### Objective
Extract the lines between the ones holding "Rebuild this chart" and "elinewidth=0.7, capsize=2.7, capthick=0.7)", inclusive, exactly as written and nothing more.

[start Extracted entries]

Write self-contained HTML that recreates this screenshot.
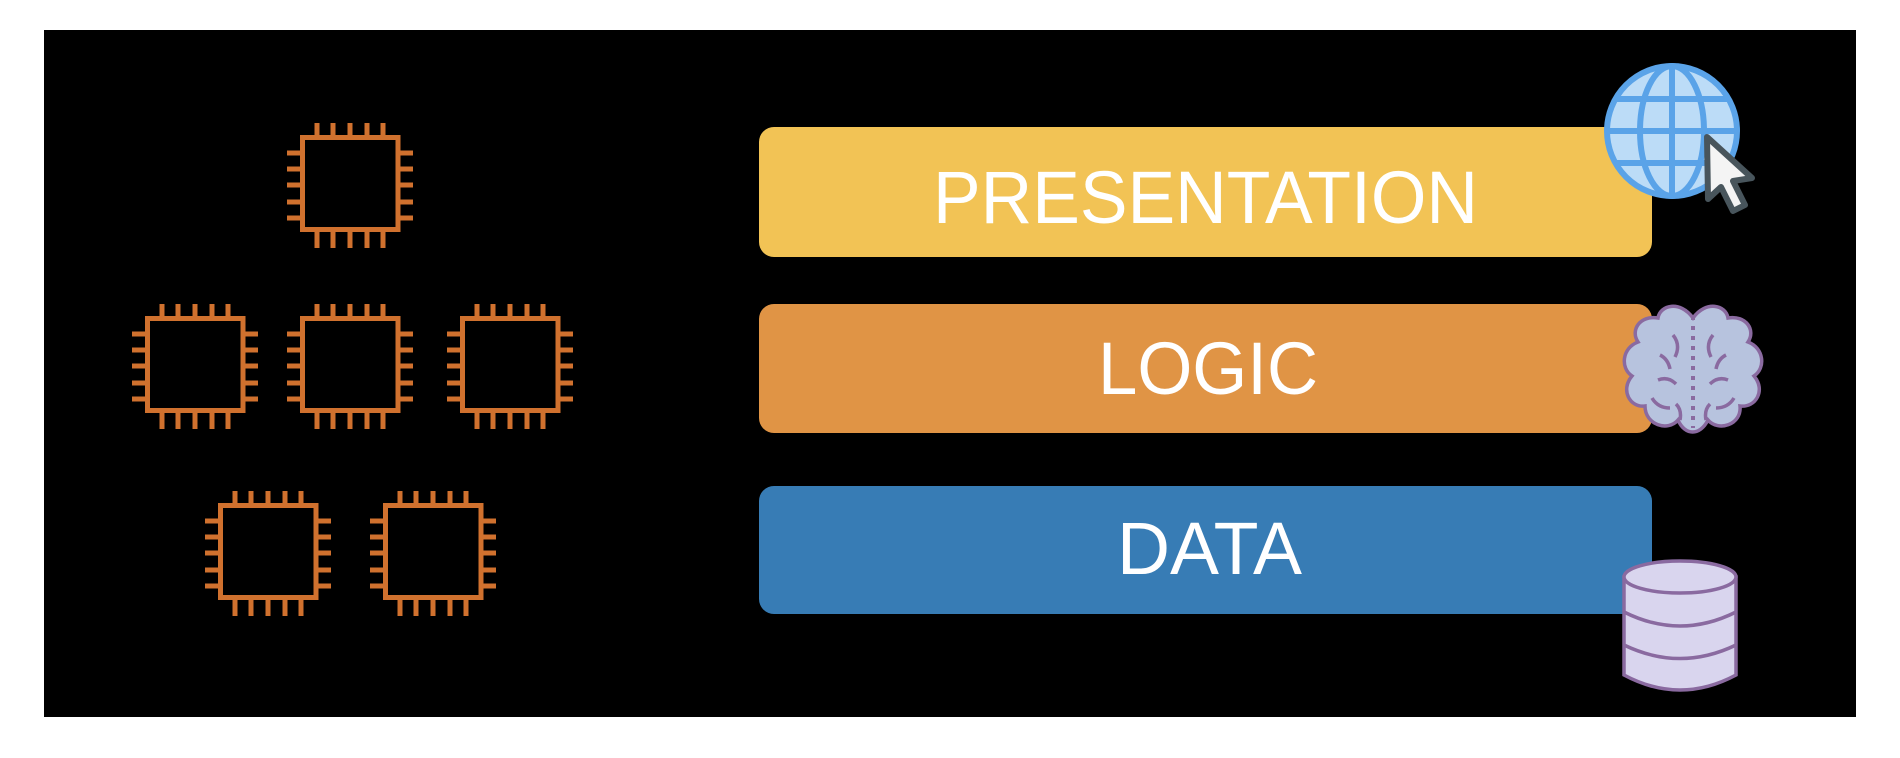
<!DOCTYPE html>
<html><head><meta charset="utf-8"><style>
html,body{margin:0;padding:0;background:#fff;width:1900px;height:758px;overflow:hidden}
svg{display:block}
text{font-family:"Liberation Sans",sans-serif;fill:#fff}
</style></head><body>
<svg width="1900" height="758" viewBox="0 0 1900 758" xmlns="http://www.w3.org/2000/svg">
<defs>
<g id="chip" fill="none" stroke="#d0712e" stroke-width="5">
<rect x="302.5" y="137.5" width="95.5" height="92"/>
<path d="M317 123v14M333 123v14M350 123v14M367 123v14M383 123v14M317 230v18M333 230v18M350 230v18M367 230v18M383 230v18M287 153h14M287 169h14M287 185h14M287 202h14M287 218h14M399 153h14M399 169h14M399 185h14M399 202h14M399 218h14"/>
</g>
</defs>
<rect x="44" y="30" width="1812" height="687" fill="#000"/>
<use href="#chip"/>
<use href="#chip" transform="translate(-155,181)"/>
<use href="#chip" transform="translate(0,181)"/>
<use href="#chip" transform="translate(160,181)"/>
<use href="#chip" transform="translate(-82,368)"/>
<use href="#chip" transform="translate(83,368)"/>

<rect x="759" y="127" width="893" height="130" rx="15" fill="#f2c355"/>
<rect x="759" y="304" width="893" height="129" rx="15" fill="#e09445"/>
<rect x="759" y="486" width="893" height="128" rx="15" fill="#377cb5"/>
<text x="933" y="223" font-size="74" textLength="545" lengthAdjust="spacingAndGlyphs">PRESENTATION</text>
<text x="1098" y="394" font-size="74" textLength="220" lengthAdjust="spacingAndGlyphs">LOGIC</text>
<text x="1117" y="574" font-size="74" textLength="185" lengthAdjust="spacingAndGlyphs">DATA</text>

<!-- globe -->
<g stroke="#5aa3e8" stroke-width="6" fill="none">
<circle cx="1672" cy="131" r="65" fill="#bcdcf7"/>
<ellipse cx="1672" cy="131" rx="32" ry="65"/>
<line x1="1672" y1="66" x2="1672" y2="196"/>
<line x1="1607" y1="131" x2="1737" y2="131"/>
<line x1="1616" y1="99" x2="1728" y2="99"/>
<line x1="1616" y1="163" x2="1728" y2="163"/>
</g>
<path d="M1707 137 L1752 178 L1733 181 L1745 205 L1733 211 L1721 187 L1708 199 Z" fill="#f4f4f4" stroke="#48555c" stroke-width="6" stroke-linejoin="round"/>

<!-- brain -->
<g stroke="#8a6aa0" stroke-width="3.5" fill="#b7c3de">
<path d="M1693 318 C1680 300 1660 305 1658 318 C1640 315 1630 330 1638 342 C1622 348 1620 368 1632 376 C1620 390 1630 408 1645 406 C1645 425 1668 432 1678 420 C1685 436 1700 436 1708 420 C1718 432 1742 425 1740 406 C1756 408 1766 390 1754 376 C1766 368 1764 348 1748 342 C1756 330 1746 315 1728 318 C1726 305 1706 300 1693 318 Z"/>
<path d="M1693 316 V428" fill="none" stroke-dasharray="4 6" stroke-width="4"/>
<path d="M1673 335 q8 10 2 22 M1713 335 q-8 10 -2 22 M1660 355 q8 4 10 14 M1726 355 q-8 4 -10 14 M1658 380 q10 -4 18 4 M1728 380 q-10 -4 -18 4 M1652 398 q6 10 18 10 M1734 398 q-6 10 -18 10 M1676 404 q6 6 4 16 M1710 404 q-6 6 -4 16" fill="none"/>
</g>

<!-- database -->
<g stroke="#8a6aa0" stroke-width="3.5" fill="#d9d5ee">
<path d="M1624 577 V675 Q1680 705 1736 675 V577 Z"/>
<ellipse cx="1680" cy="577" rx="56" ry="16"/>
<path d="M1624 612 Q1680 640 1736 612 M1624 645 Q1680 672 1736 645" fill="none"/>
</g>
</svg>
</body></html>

[end Extracted entries]
[start Extracted entries]

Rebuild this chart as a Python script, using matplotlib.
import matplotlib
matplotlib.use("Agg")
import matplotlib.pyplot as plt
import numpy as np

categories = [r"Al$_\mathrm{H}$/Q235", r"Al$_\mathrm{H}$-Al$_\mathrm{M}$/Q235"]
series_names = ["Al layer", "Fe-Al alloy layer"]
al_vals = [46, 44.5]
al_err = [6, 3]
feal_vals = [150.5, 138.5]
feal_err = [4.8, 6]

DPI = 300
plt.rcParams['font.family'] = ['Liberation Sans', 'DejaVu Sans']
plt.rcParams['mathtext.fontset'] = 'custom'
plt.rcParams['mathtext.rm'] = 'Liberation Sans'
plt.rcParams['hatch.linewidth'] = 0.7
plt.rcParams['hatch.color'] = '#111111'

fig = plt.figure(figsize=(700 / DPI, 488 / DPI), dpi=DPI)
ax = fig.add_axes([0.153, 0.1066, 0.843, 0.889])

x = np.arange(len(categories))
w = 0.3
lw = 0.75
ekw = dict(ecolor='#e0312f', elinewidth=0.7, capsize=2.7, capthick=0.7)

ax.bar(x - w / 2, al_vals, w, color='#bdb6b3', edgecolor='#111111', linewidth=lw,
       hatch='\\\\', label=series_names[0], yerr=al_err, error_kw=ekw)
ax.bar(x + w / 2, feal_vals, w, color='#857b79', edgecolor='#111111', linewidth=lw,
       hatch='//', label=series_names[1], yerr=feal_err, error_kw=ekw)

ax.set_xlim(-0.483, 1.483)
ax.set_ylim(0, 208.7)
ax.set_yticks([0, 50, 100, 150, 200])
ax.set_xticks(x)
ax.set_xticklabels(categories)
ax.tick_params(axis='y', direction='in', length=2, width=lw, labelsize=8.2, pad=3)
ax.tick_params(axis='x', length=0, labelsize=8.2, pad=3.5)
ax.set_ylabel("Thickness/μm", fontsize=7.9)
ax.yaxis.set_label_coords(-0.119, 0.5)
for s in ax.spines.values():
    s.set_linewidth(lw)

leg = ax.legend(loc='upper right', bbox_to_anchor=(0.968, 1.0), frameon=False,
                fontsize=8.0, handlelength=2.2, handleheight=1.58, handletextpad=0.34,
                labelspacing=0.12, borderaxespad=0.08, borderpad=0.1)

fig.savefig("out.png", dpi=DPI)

[end Extracted entries]
[start Extracted entries]

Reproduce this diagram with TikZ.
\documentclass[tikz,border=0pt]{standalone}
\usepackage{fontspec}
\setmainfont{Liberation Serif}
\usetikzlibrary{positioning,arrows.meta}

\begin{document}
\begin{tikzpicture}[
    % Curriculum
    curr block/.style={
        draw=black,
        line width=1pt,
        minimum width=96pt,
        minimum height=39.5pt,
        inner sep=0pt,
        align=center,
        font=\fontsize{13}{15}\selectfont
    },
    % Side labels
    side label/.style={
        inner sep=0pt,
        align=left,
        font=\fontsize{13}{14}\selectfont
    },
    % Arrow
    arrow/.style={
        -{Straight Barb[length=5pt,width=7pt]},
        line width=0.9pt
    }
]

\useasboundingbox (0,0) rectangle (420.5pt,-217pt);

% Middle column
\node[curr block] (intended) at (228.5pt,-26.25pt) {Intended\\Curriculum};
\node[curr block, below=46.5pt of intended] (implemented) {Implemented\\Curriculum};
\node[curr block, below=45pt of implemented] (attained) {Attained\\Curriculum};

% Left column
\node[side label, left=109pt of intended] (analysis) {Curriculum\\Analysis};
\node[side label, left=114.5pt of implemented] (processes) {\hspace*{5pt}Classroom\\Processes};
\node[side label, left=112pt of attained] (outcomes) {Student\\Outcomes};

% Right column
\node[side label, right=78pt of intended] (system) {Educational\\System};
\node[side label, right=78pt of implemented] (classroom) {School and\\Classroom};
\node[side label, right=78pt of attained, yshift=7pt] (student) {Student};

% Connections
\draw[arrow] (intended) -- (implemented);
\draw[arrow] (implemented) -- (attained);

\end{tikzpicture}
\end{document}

[end Extracted entries]

### Solution for this task
Rebuild this chart as a Python script, using matplotlib.
import matplotlib
matplotlib.use("Agg")
import matplotlib.pyplot as plt
import numpy as np

categories = [r"Al$_\mathrm{H}$/Q235", r"Al$_\mathrm{H}$-Al$_\mathrm{M}$/Q235"]
series_names = ["Al layer", "Fe-Al alloy layer"]
al_vals = [46, 44.5]
al_err = [6, 3]
feal_vals = [150.5, 138.5]
feal_err = [4.8, 6]

DPI = 300
plt.rcParams['font.family'] = ['Liberation Sans', 'DejaVu Sans']
plt.rcParams['mathtext.fontset'] = 'custom'
plt.rcParams['mathtext.rm'] = 'Liberation Sans'
plt.rcParams['hatch.linewidth'] = 0.7
plt.rcParams['hatch.color'] = '#111111'

fig = plt.figure(figsize=(700 / DPI, 488 / DPI), dpi=DPI)
ax = fig.add_axes([0.153, 0.1066, 0.843, 0.889])

x = np.arange(len(categories))
w = 0.3
lw = 0.75
ekw = dict(ecolor='#e0312f', elinewidth=0.7, capsize=2.7, capthick=0.7)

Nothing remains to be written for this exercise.